## WHAT IS REQUIRED
Return nothing but the lines from the one with "Emit a web page" through the one with "0.11, 0.115, 0.13];" in the data below, word for word and without pictures.
**** STORED ROWS
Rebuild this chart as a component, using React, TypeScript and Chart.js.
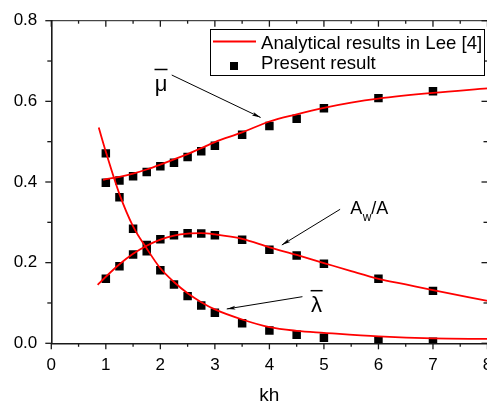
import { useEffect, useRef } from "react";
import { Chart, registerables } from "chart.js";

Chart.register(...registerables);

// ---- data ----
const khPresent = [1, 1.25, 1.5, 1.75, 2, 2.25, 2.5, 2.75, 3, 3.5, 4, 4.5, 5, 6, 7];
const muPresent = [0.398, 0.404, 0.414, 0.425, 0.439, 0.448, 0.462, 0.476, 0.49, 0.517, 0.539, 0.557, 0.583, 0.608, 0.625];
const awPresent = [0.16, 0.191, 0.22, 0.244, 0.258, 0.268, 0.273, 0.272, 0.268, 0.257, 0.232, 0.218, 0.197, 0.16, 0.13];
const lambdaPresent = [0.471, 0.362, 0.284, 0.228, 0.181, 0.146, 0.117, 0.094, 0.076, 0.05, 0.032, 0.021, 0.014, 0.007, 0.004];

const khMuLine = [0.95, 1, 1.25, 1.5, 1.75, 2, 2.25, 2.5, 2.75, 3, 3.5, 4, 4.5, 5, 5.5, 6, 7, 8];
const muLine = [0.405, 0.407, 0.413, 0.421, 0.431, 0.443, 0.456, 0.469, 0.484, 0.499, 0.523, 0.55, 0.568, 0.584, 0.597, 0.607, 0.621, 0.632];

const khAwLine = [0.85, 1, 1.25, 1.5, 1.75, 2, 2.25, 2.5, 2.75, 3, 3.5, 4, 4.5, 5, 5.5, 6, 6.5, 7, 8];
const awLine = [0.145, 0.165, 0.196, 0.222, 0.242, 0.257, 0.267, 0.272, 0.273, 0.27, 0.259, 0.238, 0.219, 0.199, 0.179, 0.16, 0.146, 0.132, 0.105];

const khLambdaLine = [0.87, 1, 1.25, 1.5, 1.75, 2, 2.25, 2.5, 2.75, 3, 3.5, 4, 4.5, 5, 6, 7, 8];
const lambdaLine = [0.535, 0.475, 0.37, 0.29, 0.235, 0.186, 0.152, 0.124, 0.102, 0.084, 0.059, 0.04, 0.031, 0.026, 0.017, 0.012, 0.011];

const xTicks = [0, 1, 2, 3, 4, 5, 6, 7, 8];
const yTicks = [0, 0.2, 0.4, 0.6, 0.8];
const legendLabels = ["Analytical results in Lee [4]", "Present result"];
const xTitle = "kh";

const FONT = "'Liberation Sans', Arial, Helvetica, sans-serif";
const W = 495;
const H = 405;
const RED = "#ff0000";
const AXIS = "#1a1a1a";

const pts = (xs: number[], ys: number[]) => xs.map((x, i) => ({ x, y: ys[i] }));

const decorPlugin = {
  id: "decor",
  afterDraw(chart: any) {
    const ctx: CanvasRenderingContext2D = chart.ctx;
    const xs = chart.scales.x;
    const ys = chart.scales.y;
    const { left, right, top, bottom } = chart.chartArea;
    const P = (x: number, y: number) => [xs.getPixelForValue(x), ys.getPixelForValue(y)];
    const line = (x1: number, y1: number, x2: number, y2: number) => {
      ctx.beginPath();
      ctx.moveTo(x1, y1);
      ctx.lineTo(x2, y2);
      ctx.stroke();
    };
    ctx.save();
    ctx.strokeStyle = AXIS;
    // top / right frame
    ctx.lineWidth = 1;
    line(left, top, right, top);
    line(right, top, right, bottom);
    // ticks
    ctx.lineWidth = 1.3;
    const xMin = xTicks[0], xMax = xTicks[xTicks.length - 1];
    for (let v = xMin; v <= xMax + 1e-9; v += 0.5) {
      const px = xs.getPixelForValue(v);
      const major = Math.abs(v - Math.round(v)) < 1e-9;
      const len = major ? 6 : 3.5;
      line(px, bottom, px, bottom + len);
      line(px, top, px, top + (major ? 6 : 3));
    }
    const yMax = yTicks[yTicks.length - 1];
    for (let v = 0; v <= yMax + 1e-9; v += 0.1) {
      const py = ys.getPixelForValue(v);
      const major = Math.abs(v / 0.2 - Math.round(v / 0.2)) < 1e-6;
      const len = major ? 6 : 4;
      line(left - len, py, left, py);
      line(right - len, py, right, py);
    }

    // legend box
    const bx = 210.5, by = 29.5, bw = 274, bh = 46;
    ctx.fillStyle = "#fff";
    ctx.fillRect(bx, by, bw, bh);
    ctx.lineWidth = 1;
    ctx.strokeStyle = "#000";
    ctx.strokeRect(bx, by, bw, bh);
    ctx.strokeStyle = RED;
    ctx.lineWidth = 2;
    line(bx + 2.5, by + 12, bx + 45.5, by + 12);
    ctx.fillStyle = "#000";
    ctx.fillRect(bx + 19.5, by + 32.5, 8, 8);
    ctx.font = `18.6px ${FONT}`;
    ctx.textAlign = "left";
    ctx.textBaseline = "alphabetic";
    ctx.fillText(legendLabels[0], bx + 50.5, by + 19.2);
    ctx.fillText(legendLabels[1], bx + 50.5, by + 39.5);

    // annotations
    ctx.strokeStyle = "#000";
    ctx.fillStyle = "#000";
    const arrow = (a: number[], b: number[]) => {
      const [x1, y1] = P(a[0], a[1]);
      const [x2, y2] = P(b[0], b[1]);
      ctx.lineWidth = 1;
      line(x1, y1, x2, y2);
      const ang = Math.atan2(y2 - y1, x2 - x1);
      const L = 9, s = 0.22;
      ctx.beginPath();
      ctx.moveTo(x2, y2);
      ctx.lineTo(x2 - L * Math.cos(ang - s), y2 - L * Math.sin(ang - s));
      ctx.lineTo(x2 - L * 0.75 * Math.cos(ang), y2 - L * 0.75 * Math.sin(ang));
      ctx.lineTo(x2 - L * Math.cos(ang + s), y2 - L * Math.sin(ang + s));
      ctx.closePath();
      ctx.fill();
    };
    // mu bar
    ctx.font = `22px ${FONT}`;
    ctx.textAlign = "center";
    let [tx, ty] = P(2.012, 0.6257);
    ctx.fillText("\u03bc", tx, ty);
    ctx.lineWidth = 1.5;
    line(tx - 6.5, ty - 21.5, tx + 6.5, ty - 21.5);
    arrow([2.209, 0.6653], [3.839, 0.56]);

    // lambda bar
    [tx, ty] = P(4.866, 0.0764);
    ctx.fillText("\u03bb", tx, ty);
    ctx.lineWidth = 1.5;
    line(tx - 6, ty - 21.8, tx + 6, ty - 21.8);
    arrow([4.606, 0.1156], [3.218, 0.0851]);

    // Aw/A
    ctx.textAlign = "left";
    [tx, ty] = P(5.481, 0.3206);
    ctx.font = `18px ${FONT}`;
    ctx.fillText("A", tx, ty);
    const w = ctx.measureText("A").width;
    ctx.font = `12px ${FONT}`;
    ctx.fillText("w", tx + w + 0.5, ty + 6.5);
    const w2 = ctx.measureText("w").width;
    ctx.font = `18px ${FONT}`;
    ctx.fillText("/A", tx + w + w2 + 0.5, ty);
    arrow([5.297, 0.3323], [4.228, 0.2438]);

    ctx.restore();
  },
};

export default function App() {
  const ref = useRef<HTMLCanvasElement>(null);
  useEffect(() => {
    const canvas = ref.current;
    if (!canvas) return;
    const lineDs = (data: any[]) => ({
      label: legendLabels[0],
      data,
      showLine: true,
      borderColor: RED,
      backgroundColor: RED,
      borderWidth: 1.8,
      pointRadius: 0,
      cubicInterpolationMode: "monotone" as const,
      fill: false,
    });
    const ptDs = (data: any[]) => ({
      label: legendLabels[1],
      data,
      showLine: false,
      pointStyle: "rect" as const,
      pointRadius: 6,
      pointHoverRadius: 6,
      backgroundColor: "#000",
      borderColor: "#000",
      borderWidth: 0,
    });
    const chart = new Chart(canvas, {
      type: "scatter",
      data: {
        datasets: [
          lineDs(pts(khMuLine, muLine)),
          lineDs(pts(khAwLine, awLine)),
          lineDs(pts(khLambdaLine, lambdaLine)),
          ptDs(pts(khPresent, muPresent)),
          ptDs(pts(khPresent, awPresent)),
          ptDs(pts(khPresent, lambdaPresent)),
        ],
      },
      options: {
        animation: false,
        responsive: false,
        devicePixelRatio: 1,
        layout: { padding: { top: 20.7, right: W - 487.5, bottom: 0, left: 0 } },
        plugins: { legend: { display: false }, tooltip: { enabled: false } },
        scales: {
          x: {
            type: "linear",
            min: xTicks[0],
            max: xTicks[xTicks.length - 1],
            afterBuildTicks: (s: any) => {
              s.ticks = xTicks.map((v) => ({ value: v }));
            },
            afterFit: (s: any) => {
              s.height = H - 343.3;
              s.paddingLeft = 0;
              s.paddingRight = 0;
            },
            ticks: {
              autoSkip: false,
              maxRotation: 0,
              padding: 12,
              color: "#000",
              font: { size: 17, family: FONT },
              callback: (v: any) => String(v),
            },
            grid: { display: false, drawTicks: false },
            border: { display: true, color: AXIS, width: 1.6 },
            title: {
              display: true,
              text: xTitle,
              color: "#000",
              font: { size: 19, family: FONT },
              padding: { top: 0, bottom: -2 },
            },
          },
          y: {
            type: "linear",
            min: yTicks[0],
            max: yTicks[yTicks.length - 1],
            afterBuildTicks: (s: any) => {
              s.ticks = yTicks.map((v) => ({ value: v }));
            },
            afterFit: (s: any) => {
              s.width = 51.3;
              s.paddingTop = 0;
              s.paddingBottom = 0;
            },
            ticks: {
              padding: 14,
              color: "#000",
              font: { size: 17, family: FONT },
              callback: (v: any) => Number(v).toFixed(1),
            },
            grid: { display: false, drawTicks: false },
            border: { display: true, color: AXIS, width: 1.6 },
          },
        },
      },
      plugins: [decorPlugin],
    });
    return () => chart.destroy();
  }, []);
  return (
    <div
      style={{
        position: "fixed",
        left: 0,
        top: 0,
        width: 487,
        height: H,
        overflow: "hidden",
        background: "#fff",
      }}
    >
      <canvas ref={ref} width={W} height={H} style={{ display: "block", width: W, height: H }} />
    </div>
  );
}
********
**** STORED ROWS
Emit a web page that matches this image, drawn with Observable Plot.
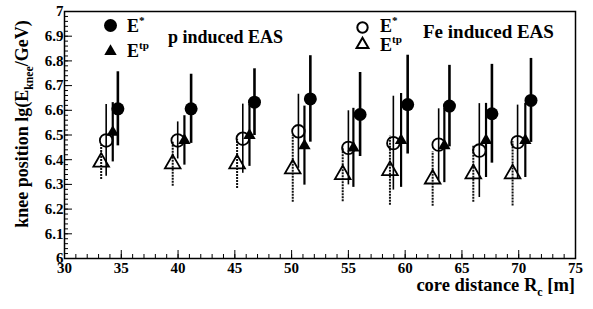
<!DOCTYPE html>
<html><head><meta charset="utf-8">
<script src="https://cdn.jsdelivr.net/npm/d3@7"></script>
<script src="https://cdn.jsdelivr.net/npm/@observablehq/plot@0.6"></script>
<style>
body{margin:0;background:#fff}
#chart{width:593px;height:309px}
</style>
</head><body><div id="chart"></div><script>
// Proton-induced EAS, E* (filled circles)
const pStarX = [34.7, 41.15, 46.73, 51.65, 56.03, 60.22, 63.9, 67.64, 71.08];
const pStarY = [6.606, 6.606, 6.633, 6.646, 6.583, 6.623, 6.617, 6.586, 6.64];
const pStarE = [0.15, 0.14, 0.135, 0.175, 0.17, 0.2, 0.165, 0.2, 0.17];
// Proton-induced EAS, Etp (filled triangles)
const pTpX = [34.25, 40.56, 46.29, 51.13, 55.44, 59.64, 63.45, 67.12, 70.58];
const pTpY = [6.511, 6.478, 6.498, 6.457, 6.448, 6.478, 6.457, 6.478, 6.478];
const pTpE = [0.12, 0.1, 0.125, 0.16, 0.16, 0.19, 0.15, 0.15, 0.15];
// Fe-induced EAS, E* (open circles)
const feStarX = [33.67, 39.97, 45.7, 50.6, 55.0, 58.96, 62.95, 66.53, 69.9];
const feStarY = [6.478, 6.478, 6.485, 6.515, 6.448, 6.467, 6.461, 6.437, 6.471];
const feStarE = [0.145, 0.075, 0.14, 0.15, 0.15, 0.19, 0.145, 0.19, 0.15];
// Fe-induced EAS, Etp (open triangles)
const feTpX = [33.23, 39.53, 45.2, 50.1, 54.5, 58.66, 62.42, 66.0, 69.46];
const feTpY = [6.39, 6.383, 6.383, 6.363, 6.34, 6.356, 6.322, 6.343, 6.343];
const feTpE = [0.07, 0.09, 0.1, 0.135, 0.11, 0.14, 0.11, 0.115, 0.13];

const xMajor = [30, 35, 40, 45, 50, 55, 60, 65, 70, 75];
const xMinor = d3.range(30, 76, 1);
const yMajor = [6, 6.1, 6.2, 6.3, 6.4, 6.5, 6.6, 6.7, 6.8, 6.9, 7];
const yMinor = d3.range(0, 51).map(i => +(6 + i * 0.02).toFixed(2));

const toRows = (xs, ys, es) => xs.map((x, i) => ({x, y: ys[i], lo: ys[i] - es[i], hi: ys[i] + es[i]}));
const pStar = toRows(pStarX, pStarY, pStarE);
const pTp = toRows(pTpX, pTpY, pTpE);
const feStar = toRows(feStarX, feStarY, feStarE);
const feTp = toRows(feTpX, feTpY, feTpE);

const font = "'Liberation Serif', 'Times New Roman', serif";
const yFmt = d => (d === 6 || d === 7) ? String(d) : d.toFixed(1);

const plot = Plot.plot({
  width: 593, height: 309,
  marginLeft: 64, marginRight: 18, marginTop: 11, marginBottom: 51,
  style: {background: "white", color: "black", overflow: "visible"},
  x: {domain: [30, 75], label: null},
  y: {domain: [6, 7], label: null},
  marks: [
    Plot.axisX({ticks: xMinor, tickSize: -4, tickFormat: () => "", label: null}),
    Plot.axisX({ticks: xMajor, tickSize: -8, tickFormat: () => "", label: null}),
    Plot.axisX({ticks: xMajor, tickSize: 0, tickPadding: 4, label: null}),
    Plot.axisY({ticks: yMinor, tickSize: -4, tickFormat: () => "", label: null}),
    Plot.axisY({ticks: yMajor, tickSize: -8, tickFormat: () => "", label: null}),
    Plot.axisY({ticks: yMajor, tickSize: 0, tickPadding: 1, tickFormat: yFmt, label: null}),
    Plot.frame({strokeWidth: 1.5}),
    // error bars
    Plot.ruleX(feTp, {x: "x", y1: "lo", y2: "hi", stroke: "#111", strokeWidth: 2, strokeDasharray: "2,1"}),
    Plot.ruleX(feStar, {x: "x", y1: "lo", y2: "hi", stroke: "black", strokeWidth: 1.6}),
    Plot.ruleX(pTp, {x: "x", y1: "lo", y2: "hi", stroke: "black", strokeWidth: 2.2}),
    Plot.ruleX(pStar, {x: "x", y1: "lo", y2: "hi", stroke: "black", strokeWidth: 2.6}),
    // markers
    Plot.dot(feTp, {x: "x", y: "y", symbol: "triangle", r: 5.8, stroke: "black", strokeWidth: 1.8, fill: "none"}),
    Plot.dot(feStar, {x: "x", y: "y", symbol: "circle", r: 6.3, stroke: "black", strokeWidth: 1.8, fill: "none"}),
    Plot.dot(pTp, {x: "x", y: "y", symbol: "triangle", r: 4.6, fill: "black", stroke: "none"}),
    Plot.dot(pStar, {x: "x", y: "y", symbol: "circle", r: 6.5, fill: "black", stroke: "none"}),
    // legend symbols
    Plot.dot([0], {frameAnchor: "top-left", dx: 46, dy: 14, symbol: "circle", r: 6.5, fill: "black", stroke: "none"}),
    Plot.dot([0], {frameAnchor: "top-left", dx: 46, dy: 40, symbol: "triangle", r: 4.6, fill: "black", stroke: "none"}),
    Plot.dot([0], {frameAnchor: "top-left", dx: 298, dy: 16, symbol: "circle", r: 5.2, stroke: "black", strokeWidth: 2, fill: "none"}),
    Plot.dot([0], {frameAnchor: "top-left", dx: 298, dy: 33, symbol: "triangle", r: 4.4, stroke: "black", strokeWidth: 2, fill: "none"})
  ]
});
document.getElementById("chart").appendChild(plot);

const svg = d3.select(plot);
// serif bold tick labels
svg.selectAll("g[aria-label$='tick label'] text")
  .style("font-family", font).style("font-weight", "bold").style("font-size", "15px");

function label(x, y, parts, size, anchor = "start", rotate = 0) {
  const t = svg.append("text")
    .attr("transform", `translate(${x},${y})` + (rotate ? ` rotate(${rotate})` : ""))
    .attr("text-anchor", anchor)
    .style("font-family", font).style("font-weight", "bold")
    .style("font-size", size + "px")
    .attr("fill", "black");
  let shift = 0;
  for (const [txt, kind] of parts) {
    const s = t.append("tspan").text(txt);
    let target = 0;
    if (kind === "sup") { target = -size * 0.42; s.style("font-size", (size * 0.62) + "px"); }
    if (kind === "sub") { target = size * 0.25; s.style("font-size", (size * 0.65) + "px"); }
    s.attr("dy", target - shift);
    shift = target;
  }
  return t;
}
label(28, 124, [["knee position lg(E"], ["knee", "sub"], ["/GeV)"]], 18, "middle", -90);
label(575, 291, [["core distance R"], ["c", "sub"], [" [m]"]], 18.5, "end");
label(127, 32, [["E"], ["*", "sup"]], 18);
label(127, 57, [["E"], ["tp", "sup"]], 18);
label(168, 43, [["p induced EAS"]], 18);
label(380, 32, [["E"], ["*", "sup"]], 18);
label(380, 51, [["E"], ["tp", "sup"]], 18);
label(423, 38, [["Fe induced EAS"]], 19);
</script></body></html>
********
## RESPONSE BELOW
Emit a web page that matches this image, drawn with Observable Plot.
<!DOCTYPE html>
<html><head><meta charset="utf-8">
<script src="https://cdn.jsdelivr.net/npm/d3@7"></script>
<script src="https://cdn.jsdelivr.net/npm/@observablehq/plot@0.6"></script>
<style>
body{margin:0;background:#fff}
#chart{width:593px;height:309px}
</style>
</head><body><div id="chart"></div><script>
// Proton-induced EAS, E* (filled circles)
const pStarX = [34.7, 41.15, 46.73, 51.65, 56.03, 60.22, 63.9, 67.64, 71.08];
const pStarY = [6.606, 6.606, 6.633, 6.646, 6.583, 6.623, 6.617, 6.586, 6.64];
const pStarE = [0.15, 0.14, 0.135, 0.175, 0.17, 0.2, 0.165, 0.2, 0.17];
// Proton-induced EAS, Etp (filled triangles)
const pTpX = [34.25, 40.56, 46.29, 51.13, 55.44, 59.64, 63.45, 67.12, 70.58];
const pTpY = [6.511, 6.478, 6.498, 6.457, 6.448, 6.478, 6.457, 6.478, 6.478];
const pTpE = [0.12, 0.1, 0.125, 0.16, 0.16, 0.19, 0.15, 0.15, 0.15];
// Fe-induced EAS, E* (open circles)
const feStarX = [33.67, 39.97, 45.7, 50.6, 55.0, 58.96, 62.95, 66.53, 69.9];
const feStarY = [6.478, 6.478, 6.485, 6.515, 6.448, 6.467, 6.461, 6.437, 6.471];
const feStarE = [0.145, 0.075, 0.14, 0.15, 0.15, 0.19, 0.145, 0.19, 0.15];
// Fe-induced EAS, Etp (open triangles)
const feTpX = [33.23, 39.53, 45.2, 50.1, 54.5, 58.66, 62.42, 66.0, 69.46];
const feTpY = [6.39, 6.383, 6.383, 6.363, 6.34, 6.356, 6.322, 6.343, 6.343];
const feTpE = [0.07, 0.09, 0.1, 0.135, 0.11, 0.14, 0.11, 0.115, 0.13];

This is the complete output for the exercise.